Over the years we have had The Jackie Robinson Essay Contest and will commemorate Jackie breaking the color barrier in Major League Baseball. With the support of Cairo and Grady County, signs were erected in city noting “Cairo, the Birthplace of Jackie Robinson.” Cairo High School renamed its baseball field the Jackie Robinson Field.
In 1998, I was invited to Atlanta Braves Games to celebrate the Jackie Robinson Day ceremony, when Jackie was Inducted into the Georgia Sports Hall of Fame posthumously, to receive his plaque. It was an exciting day honoring Jackie Robinson and an honor to meet the “Home Run King of Baseball” Hank Aaron. Mr. Aaron shared with me his gratitude and appreciation to Jackie Robinson for whom he stated “was his hero who opened the doors of opportunity for Blacks to Major League Baseball that he will never forget!” Sadly, Mr. Aaron passed away recently. He too was a legend who truly made a positive impact on the lives of so many others. He lasting legacy will continue on in the lives of many youth he has helped to achieve their goals in life.

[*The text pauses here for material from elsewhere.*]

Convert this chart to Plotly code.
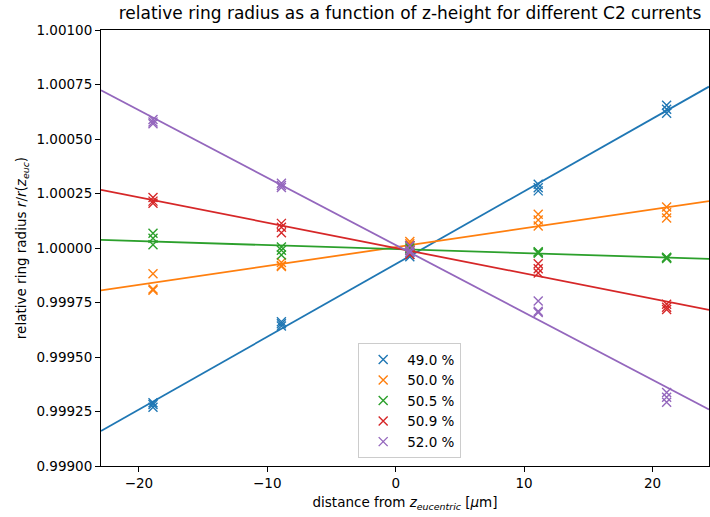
import numpy as np
import plotly.graph_objects as go

# ---- data ----
z_positions = [-18.9, -8.9, 1.1, 11.1, 21.1]
labels = ["49.0 %", "50.0 %", "50.5 %", "50.9 %", "52.0 %"]
colors = ["#1f77b4", "#ff7f0e", "#2ca02c", "#d62728", "#9467bd"]

# three repeated measurements per z position (rows: z positions)
r_49_0 = [[0.999270, 0.999282, 0.999290],
          [0.999642, 0.999652, 0.999662],
          [0.999960, 0.999970, 0.999978],
          [1.000292, 1.000276, 1.000262],
          [1.000655, 1.000636, 1.000618]]
r_50_0 = [[0.999882, 0.999806, 0.999812],
          [0.999933, 0.999915, 0.999920],
          [1.000020, 1.000030, 1.000010],
          [1.000155, 1.000128, 1.000101],
          [1.000188, 1.000162, 1.000138]]
r_50_5 = [[1.000068, 1.000045, 1.000015],
          [1.000005, 0.999990, 0.999968],
          [1.000000, 0.999990, 1.000010],
          [0.999980, 0.999976, 0.999983],
          [0.999955, 0.999952, 0.999958]]
r_50_9 = [[1.000232, 1.000215, 1.000205],
          [1.000113, 1.000095, 1.000070],
          [1.000010, 0.999970, 0.999990],
          [0.999928, 0.999905, 0.999885],
          [0.999742, 0.999728, 0.999718]]
r_52_0 = [[1.000589, 1.000578, 1.000570],
          [1.000297, 1.000287, 1.000278],
          [1.000010, 0.999980, 0.999990],
          [0.999757, 0.999704, 0.999710],
          [0.999337, 0.999315, 0.999292]]
series = [r_49_0, r_50_0, r_50_5, r_50_9, r_52_0]

x_range = [-22.95, 24.4]
x_ticks = [-20, -10, 0, 10, 20]
y_ticks = [0.99900, 0.99925, 0.99950, 0.99975, 1.00000, 1.00025, 1.00050, 1.00075, 1.00100]

fig = go.Figure()
for lab, col, vals in zip(labels, colors, series):
    xs, ys = [], []
    for z, row in zip(z_positions, vals):
        for v in row:
            xs.append(z)
            ys.append(v)
    # linear fit line
    k, d = np.polyfit(xs, ys, 1)
    xl = np.array(x_range)
    fig.add_trace(go.Scatter(x=xl, y=k * xl + d, mode="lines",
                             line=dict(color=col, width=1.8),
                             showlegend=False, hoverinfo="skip"))
    fig.add_trace(go.Scatter(x=xs, y=ys, mode="markers", name=lab,
                             marker=dict(symbol="x-thin", size=9,
                                         line=dict(width=1.4, color=col),
                                         color=col)))

font = "DejaVu Sans"
fig.update_layout(
    width=710, height=517,
    margin=dict(l=101, r=1, t=30, b=51),
    paper_bgcolor="white", plot_bgcolor="white",
    font=dict(family=font, size=13.5, color="black"),
    title=dict(text="relative ring radius as a function of z-height for different C2 currents",
               x=410 / 710, xanchor="center", y=1 - 13 / 517, yanchor="middle",
               font=dict(size=17, family=font, color="black")),
    showlegend=True,
    legend=dict(x=0.423, y=0.018, xanchor="left", yanchor="bottom",
                bgcolor="rgba(255,255,255,0.8)", bordercolor="#cccccc", borderwidth=1,
                font=dict(size=13.5, family=font), tracegroupgap=0,
                itemwidth=38),
)
fig.update_xaxes(range=x_range, showline=True, linecolor="black", linewidth=1, mirror=True,
                 ticks="outside", ticklen=5, tickwidth=1, tickcolor="black",
                 tickvals=x_ticks, ticktext=[str(t).replace("-", "\u2212") for t in x_ticks],
                 showgrid=False, zeroline=False,
                 title=dict(text="distance from <i>z</i><sub><i>eucentric</i></sub> [<i>\u03bc</i>m]",
                            standoff=7, font=dict(size=13.5)))
fig.update_yaxes(range=[0.999, 1.001], showline=True, linecolor="black", linewidth=1, mirror=True,
                 ticks="outside", ticklen=5, tickwidth=1, tickcolor="black",
                 tickvals=y_ticks, ticktext=[f"{v:.5f}" for v in y_ticks],
                 showgrid=False, zeroline=False,
                 title=dict(text="relative ring radius <i>r</i>/<i>r</i>(<i>z</i><sub><i>euc</i></sub>)",
                            standoff=6, font=dict(size=13.5)))

fig.write_html("out.html", config={"displayModeBar": False},
               post_script="document.body.style.margin='0';document.body.style.overflow='hidden';")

In December 2009, the Cairo-Grady County community established The Jackie Robinson Boys and Girls Club for our youth ages 6-16 to increase academic performance in school, build character and teach critical decision-making skills. It is directed by Mr. Stephen Francis.
Jackie Robinson is the first and only native from Cairo/Grady County to have been so honored with the accolades mentioned.
Jackie Robinson’s contributions to society are Unprecedented. Happy birthday cousin Jackie, Georgia’s native son!!!! You may be gone but never forgotten. Your legacy will live one.